Studies and Interpretations presents a monographic approach to the notebooks from Juliusz Słowacki’s Eastern journey. Each of the contributors—members of the research project—saw in this extraordinary manuscript a different kind of document, one that offers new insights into the poet’s work and reveals the broad, multifaceted contexts of his travels to the East, including political dimensions.

The notebook became an invaluable source of information for the team. These contexts made it possible to recognize the manuscript as a romantic, open, and syncretic work—combining diverse ways of perceiving the world, multiple modes of expression, and tonalities.

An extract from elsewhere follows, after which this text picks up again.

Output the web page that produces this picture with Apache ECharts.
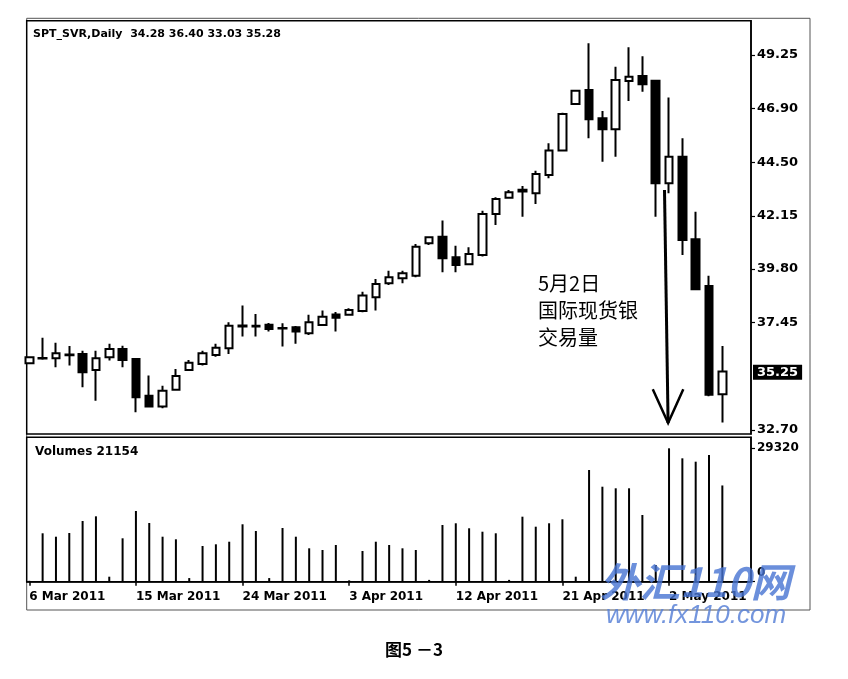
<!DOCTYPE html>
<html>
<head>
<meta charset="utf-8">
<title>SPT_SVR Daily</title>
<script src="https://cdn.jsdelivr.net/npm/echarts@6/dist/echarts.min.js"></script>
<style>
  html, body { margin: 0; padding: 0; background: #fff; }
  #main { width: 848px; height: 679px; }
</style>
</head>
<body>
<div id="main"></div>
<script>
// bars, 6 Mar .. 6 May 2011 (sundays included, saturdays absent)
const dates = [
  '6 Mar 2011', '7 Mar 2011', '8 Mar 2011', '9 Mar 2011', '10 Mar 2011', '11 Mar 2011',
  '13 Mar 2011', '14 Mar 2011', '15 Mar 2011', '16 Mar 2011', '17 Mar 2011', '18 Mar 2011',
  '20 Mar 2011', '21 Mar 2011', '22 Mar 2011', '23 Mar 2011', '24 Mar 2011', '25 Mar 2011',
  '27 Mar 2011', '28 Mar 2011', '29 Mar 2011', '30 Mar 2011', '31 Mar 2011', '1 Apr 2011',
  '3 Apr 2011', '4 Apr 2011', '5 Apr 2011', '6 Apr 2011', '7 Apr 2011', '8 Apr 2011',
  '10 Apr 2011', '11 Apr 2011', '12 Apr 2011', '13 Apr 2011', '14 Apr 2011', '15 Apr 2011',
  '17 Apr 2011', '18 Apr 2011', '19 Apr 2011', '20 Apr 2011', '21 Apr 2011',
  '24 Apr 2011', '25 Apr 2011', '26 Apr 2011', '27 Apr 2011', '28 Apr 2011', '29 Apr 2011',
  '1 May 2011', '2 May 2011', '3 May 2011', '4 May 2011', '5 May 2011', '6 May 2011'
];

const opens = [
  35.64, 35.85, 35.86, 36.03, 36.05, 35.35, 35.91, 36.27, 35.83, 34.21, 33.73, 34.47,
  35.35, 35.61, 36.01, 36.30, 37.26, 37.30, 37.34, 37.20, 37.23, 36.97, 37.33, 37.80,
  37.78, 37.95, 38.56, 39.17, 39.39, 39.51, 40.94, 41.23, 40.32, 40.01, 40.42, 42.23,
  42.95, 43.22, 43.15, 43.95, 45.03, 47.09, 47.70, 46.46, 45.97, 48.10, 48.32,
  48.11, 43.59, 44.76, 41.12, 39.05, 34.28
];
const highs = [
  35.95, 36.77, 36.55, 36.41, 36.20, 36.20, 36.50, 36.42, 35.86, 35.10, 34.65, 35.39,
  35.79, 36.20, 36.50, 37.45, 38.19, 37.82, 37.42, 37.41, 37.29, 37.78, 37.97, 37.90,
  38.07, 38.80, 39.36, 39.73, 39.73, 40.91, 41.24, 41.94, 40.83, 40.76, 42.38, 42.97,
  43.29, 43.47, 44.14, 45.35, 46.70, 47.70, 49.77, 46.78, 48.73, 49.59, 49.20,
  48.15, 47.37, 45.57, 42.33, 39.51, 36.40
];
const lows = [
  35.60, 35.80, 35.47, 35.54, 34.58, 33.99, 35.76, 35.47, 33.48, 33.70, 33.66, 34.45,
  35.33, 35.54, 35.93, 36.05, 36.82, 36.82, 37.05, 36.38, 36.50, 36.89, 37.30, 37.04,
  37.76, 37.89, 37.97, 39.10, 39.17, 39.44, 40.86, 39.66, 39.66, 39.99, 40.35, 41.75,
  42.93, 42.11, 42.67, 43.81, 45.00, 47.06, 45.57, 44.54, 44.76, 47.22, 47.63,
  42.11, 43.15, 40.42, 38.88, 34.19, 33.03
];
const closes = [
  35.91, 35.88, 36.08, 36.00, 35.25, 35.86, 36.27, 35.79, 34.14, 33.73, 34.43, 35.08,
  35.67, 36.08, 36.33, 37.30, 37.31, 37.27, 37.15, 37.18, 37.04, 37.45, 37.70, 37.65,
  37.99, 38.63, 39.14, 39.44, 39.62, 40.79, 41.20, 40.28, 39.98, 40.47, 42.23, 42.89,
  43.19, 43.30, 44.00, 45.03, 46.65, 47.67, 46.41, 45.97, 48.15, 48.29, 47.96,
  43.59, 44.76, 41.08, 38.91, 34.25, 35.28
];
const volumes = [
  200, 10640, 9890, 10700, 13340, 14370, 1100, 9540, 15540, 12900, 9890, 9320,
  800, 7850, 8220, 8790, 12620, 11140, 800, 11800, 9890, 7340, 6970, 8070,
  300, 6750, 8790, 8070, 7340, 6970, 400, 12460, 12840, 11740, 10990, 10640,
  400, 14290, 12090, 12840, 13720, 1100, 24550, 20880, 20530, 20530, 14660,
  3670, 29320, 27120, 26380, 27850, 21154
];

// axis labels
const dateTicks = [0, 8, 16, 24, 32, 40, 48];
const priceTicks = [32.70, 37.45, 39.80, 42.15, 44.50, 46.90, 49.25];
const lastPrice = 35.25;
const volumeTicks = [0, 29320];

// arrow annotation (bar index, price)
const arrowShaft = [[47.66, 43.29], [47.93, 33.01]];
const arrowHead = [[46.78, 34.50], [47.93, 33.01], [49.07, 34.50]];

const candles = dates.map((d, i) => [i, opens[i], closes[i], lows[i], highs[i]]);
const volumeBars = dates.map((d, i) => [i, volumes[i]]);

const axisFont = { fontFamily: 'DejaVu Sans', fontWeight: 'bold', color: '#000' };
const xMin = -0.195;
const xMax = 54.15;

const chart = echarts.init(document.getElementById('main'));
chart.setOption({
  animation: false,
  backgroundColor: '#fff',
  grid: [
    { left: 26.7, top: 20.7, width: 724.3, height: 413.3, show: true, borderColor: '#000', borderWidth: 1.5, backgroundColor: '#fff' },
    { left: 26.7, top: 437.3, width: 724.3, height: 144.4, show: true, borderColor: '#000', borderWidth: 1.5, backgroundColor: '#fff' }
  ],
  xAxis: [
    {
      type: 'value', gridIndex: 0, min: xMin, max: xMax,
      axisLine: { show: false, onZero: false }, axisTick: { show: false }, axisLabel: { show: false }, splitLine: { show: false }
    },
    {
      type: 'value', gridIndex: 1, min: xMin, max: xMax,
      axisLine: { show: true, onZero: false, lineStyle: { color: '#000', width: 1.5 } },
      axisTick: { show: true, customValues: dateTicks, length: 4, lineStyle: { color: '#000', width: 1.5 } },
      axisLabel: {
        customValues: dateTicks, ...axisFont, fontSize: 12, margin: 9, align: 'left',
        formatter: v => dates[Math.round(v)]
      },
      splitLine: { show: false }
    }
  ],
  yAxis: [
    {
      type: 'value', gridIndex: 0, position: 'right', min: 32.52, max: 50.764,
      axisLine: { show: true, onZero: false, lineStyle: { color: '#000', width: 1.5 } },
      axisTick: { show: true, customValues: priceTicks, length: 4, lineStyle: { color: '#000', width: 1.2 } },
      axisLabel: {
        customValues: priceTicks.concat([lastPrice]), ...axisFont, fontSize: 13, margin: 2,
        formatter: v => Math.abs(v - lastPrice) < 1e-6 ? '{box|' + v.toFixed(2) + '}' : '{n|' + v.toFixed(2) + '}',
        rich: {
          n: { ...axisFont, fontSize: 13, padding: [0, 0, 0, 4] },
          box: { ...axisFont, fontSize: 13, color: '#fff', backgroundColor: '#000', padding: [1, 4, 1, 4], lineHeight: 15 }
        }
      },
      splitLine: { show: false }
    },
    {
      type: 'value', gridIndex: 1, position: 'right', min: 0, max: 31740,
      axisLine: { show: true, onZero: false, lineStyle: { color: '#000', width: 1.5 } },
      axisTick: { show: true, customValues: volumeTicks, length: 4, lineStyle: { color: '#000', width: 1.2 } },
      axisLabel: {
        customValues: volumeTicks, ...axisFont, fontSize: 12, margin: 2,
        formatter: v => v === 0 ? '{z|0}' : '{n|' + v + '}',
        rich: {
          n: { ...axisFont, fontSize: 12, padding: [0, 0, 0, 4] },
          z: { ...axisFont, fontSize: 12, padding: [0, 0, 18, 4] }
        }
      },
      splitLine: { show: false }
    }
  ],
  series: [
    {
      type: 'candlestick', xAxisIndex: 0, yAxisIndex: 0,
      data: candles, encode: { x: 0, y: [1, 2, 3, 4] },
      barWidth: 8,
      itemStyle: { color: '#fff', color0: '#000', borderColor: '#000', borderColor0: '#000', borderWidth: 2 }
    },
    {
      type: 'bar', xAxisIndex: 1, yAxisIndex: 1,
      data: volumeBars, barWidth: 2,
      itemStyle: { color: '#000' }
    },
    {
      type: 'line', xAxisIndex: 0, yAxisIndex: 0, data: arrowShaft,
      symbol: 'none', z: 5, lineStyle: { color: '#000', width: 3 }
    },
    {
      type: 'line', xAxisIndex: 0, yAxisIndex: 0, data: arrowHead,
      symbol: 'none', z: 5, lineStyle: { color: '#000', width: 2.5, join: 'miter' }
    }
  ],
  graphic: [
    {
      type: 'rect', z: -1, silent: true,
      shape: { x: 26.7, y: 18.3, width: 783.3, height: 591.7 },
      style: { fill: 'none', stroke: '#555', lineWidth: 1 }
    },
    {
      type: 'text', left: 33, top: 29,
      style: { text: 'SPT_SVR,Daily  34.28 36.40 33.03 35.28', font: 'bold 11px "DejaVu Sans"', fill: '#000' }
    },
    {
      type: 'text', left: 35, top: 446,
      style: { text: 'Volumes 21154', font: 'bold 12px "DejaVu Sans"', fill: '#000' }
    },
    {
      type: 'text', left: 538, top: 270,
      style: {
        text: '5月2日\n国际现货银\n交易量', font: '20px "Noto Sans CJK SC"', fill: '#000', lineHeight: 27
      }
    },
    {
      type: 'text', left: 600, top: 562, z: 10,
      style: { text: '外汇110网', font: 'italic bold 40px "Noto Sans CJK SC"', fill: 'rgba(70,115,210,0.8)' }
    },
    {
      type: 'text', left: 606, top: 603, z: 10,
      style: { text: 'www.fx110.com', font: 'italic 26px "Liberation Sans"', fill: 'rgba(90,130,215,0.85)' }
    },
    {
      type: 'text', left: 385, top: 641,
      style: { text: '图5 －3', font: 'bold 17px "Noto Sans CJK SC"', fill: '#000' }
    }
  ]
});
</script>
</body>
</html>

Juliusz Słowacki’s travel notebook, discovered a few years ago in Moscow by Dr. habil. Henryk Głębocki (before 1939, the manuscript had been part of the Krasiński Library collection in Warsaw, inventory no. 5217), is a historical and cultural source of inestimable value. It contains the poet’s handwritten texts and drawings related to his journey to the East. Until now, it had never been fully published or studied; most of the sketches it contains were known only through references made by earlier editors. Since 1945, the manuscript had been considered lost in the Second World War.

The discovery of the autograph manuscript is a landmark event for Polish national heritage and holds profound scholarly significance for the study of Słowacki’s work. Contemporary literary-historical and textual-editorial knowledge allows the materials included in the notebook to be critically edited in a thoroughly academic manner. The aim of the edition is to examine the manuscript through an interdisciplinary lens—as a source of literary history, biography, and textual criticism, as well as broader historical research.

The rediscovery and critical edition of the manuscript also enabled a new interpretation of Słowacki’s journey to Greece and the Middle East—placing it in political, artistic, existential, and cultural contexts—and provided an opportunity to verify readings of texts whose autographs are preserved in the notebook.

The result of the work led by Professor Maria Kalinowska is a three-volume scholarly edition, including a full textual analysis of the rediscovered manuscript, complete with critical apparatus, commentary, and interpretative essays—along with a reconstruction of the notebook’s own history.